И в этом смысле Крым сам по себе сплошная поэма: конфликт гор и моря, конфликт Греции и Скифии, конфликт Византии и Половецкой степи, Руси и Крымского ханства. Здесь мимо древних греческих стен может проходить современный крейсер, а начав прогулку в I веке нашей эры, ты заканчиваешь ее в XXI. Крым производит поэзию, как кислород, порождая смысловые взрывы почти независимо от твоей воли. Разумеется для Бродского Крым становится водопадом идей, образов и текстов. Империя Бродского практически без остатка поселяется именно в Крыму. Именно Таврида – та «провинция у моря», где нужно жить, если выпало в Империи родиться. А весь цикл «Post aetatem nostram» это фантасмагория Империи в крымской топографии и с таврическим вкусом воздуха.



«Письма к римскому другу» — это письма из Крыма. Вопреки надписанию Марциалом, — насмешливая инверсия овидиевых писем с Понта. То, что для средиземноморской империи – жестокий крайний Север, то для северной Империи – благодатный юг: «И от Цезаря далеко, и от вьюги. Лебезить не нужно, трусить, торопиться…».Только полным отчуждением русской интеллигенции от Крыма в эпоху его украинизации можно объяснить тот факт, что крымский текст «Писем» так редко считывается нашими современниками, полагающими, что речь идет о некотором воображаемом имперском пространстве на Средиземном море.
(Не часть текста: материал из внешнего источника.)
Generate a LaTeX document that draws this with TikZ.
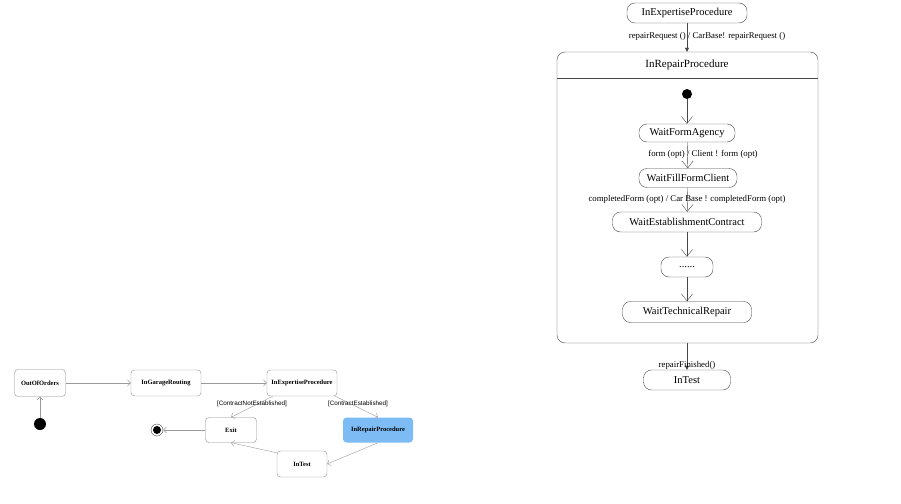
\documentclass[tikz,border=0pt]{standalone}
\usepackage{fontspec}
\setmainfont{Liberation Serif}
\setsansfont{Liberation Sans}
\usetikzlibrary{arrows.meta, positioning}
\definecolor{lightgray}{RGB}{155,155,155}
\definecolor{boxgray}{RGB}{140,140,140}
\definecolor{darkgray}{RGB}{70,70,70}
\definecolor{repairblue}{RGB}{125,187,245}

\tikzset{
    smallstate/.style={draw=boxgray,rounded corners=3.5pt,minimum height=26pt,inner sep=1pt,
        font=\fontsize{6.5}{7}\selectfont\bfseries},
    guard/.style={font=\sffamily\fontsize{6.3}{7}\selectfont,inner sep=0pt},
    smallarrow/.style={draw=lightgray,-{Straight Barb[length=3pt,width=6pt]}},
    bigstate/.style={draw=darkgray,rounded corners=8pt,minimum height=20pt,inner sep=1pt,
        font=\fontsize{10.5}{12}\selectfont},
    trigger/.style={font=\fontsize{8.8}{10}\selectfont,inner sep=0pt},
    openarrow/.style={draw=darkgray,-{Straight Barb[length=7pt,width=11pt]}},
    fillarrow/.style={draw=darkgray,-{Triangle[length=4pt,width=4pt]}}
}

\begin{document}
\begin{tikzpicture}[x=1pt,y=-1pt]
    \useasboundingbox (0,0) rectangle (901,503);

    % small machine
    \node[smallstate,minimum width=51pt,minimum height=27pt] (outoforders) at (40,383) {OutOfOrders};
    \node[smallstate,minimum width=70pt] (garage) at (166,383) {InGarageRouting};
    \node[smallstate,minimum width=70pt] (expertise) at (302,383) {InExpertiseProcedure};
    \node[smallstate,minimum width=51pt,minimum height=25pt] (exit) at (231,430) {Exit};
    \node[smallstate,draw=none,fill=repairblue,minimum width=70pt,minimum height=25pt] (repair) at (378,430) {InRepairProcedure};
    \node[smallstate,minimum width=50pt] (test) at (302,464) {InTest};
    \node[circle,fill=black,minimum size=12pt,inner sep=0pt] (start) at (40,424) {};
    \node[circle,draw=darkgray,minimum size=12pt,inner sep=0pt] (final) at (157,430) {};
    \node[circle,fill=black,minimum size=8pt,inner sep=0pt] at (final) {};

    \draw[smallarrow] (start) -- (outoforders);
    \draw[smallarrow] (outoforders) -- (garage);
    \draw[smallarrow] (garage) -- (expertise);
    \draw[smallarrow] ([xshift=6pt]expertise.south west) -- (exit.north);
    \draw[smallarrow] ([xshift=-2pt]expertise.south east) -- (repair.north);
    \draw[smallarrow] (repair.south) -- (test.east);
    \draw[smallarrow] ([yshift=-2pt]test.north west) -- (exit.south);
    \draw[smallarrow] (exit) -- (final);
    \node[guard] at (252,404) {[ContractNotEstablished]};
    \node[guard] at (358,404) {[ContractEstablished]};

    % repair procedure
    \node[bigstate,minimum width=120pt] (expertise2) at (687,13) {InExpertiseProcedure};
    \node[draw=darkgray,rounded corners=8pt,minimum width=261pt,minimum height=291pt] (box) at (687.5,197.5) {};
    \node[font=\fontsize{11}{12}\selectfont] (boxtitle) at (687,65) {InRepairProcedure};
    \draw[darkgray] ([yshift=-26pt]box.north west) -- ([yshift=-26pt]box.north east);
    \node[circle,fill=black,minimum size=10pt,inner sep=0pt] (start2) at (687,94) {};
    \node[bigstate,minimum width=96pt,minimum height=18pt] (agency) at (687,133) {WaitFormAgency};
    \node[bigstate,minimum width=98pt,minimum height=19pt] (client) at (688,178) {WaitFillFormClient};
    \node[bigstate,minimum width=149pt] (contract) at (687,222) {WaitEstablishmentContract};
    \node[bigstate,minimum width=52pt] (more) at (687,267) {......};
    \node[bigstate,minimum width=129pt,minimum height=21pt] (technical) at (687,312) {WaitTechnicalRepair};
    \node[bigstate,minimum width=87pt] (test2) at (687,380) {InTest};

    \draw[fillarrow] (expertise2) -- (expertise2 |- box.north);
    \draw[openarrow] (start2) -- (agency);
    \draw[openarrow] (agency) -- (client);
    \draw[openarrow] (client) -- (contract);
    \draw[openarrow] (contract) -- (more);
    \draw[openarrow] (more) -- (technical);
    \draw[fillarrow] (test2 |- box.south) -- (test2);
    \node[trigger] at (707,36) {repairRequest () / CarBase! repairRequest ()};
    \node[trigger] at (703,154) {form (opt) / Client ! form (opt)};
    \node[trigger] at (687,199) {completedForm (opt) / Car Base ! completedForm (opt)};
    \node[trigger] at (687,365) {repairFinished()};
\end{tikzpicture}
\end{document}
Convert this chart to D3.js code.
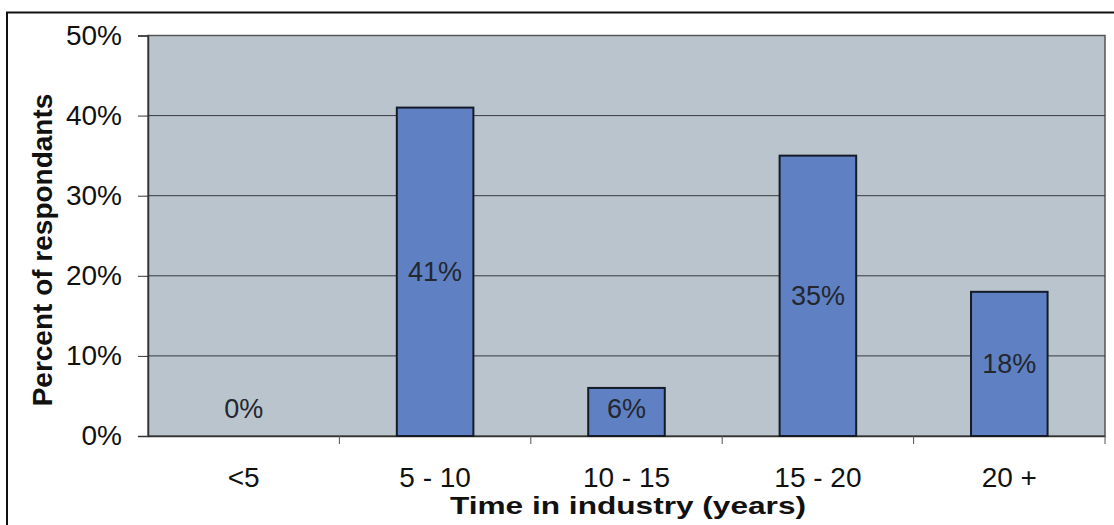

В Крыму Бродский нашел свою идеальную империю – источник вдохновения, любования, истончения грустных мыслей. Честно, невозможно себе представить его сегодня выступающим за пребывание этого осколка империи в сальном гузне гетманов-вертухаев. Это было бы таким унижением всей поэзии Бродского от ее дерзкого начала и до не менее дерзкого финала, что после этого пришлось бы говорить о поэтическом самоубийстве. Перед выбором которого жизнь Бродского, впрочем, и не поставила, однако оставила ясные координаты – где бы он находился, руководствуясь логикой своего поэтического мира, а не конформизмом карьерных амбиций. Развитое чувство долга перед русской поэтической традицией вряд ли бы позволило ему дезертировать тогда, когда отвратительное бегство из языка Пушкина в «сад Меттерниха» грозило бы превратить в развалины лучшее из пространств его империи.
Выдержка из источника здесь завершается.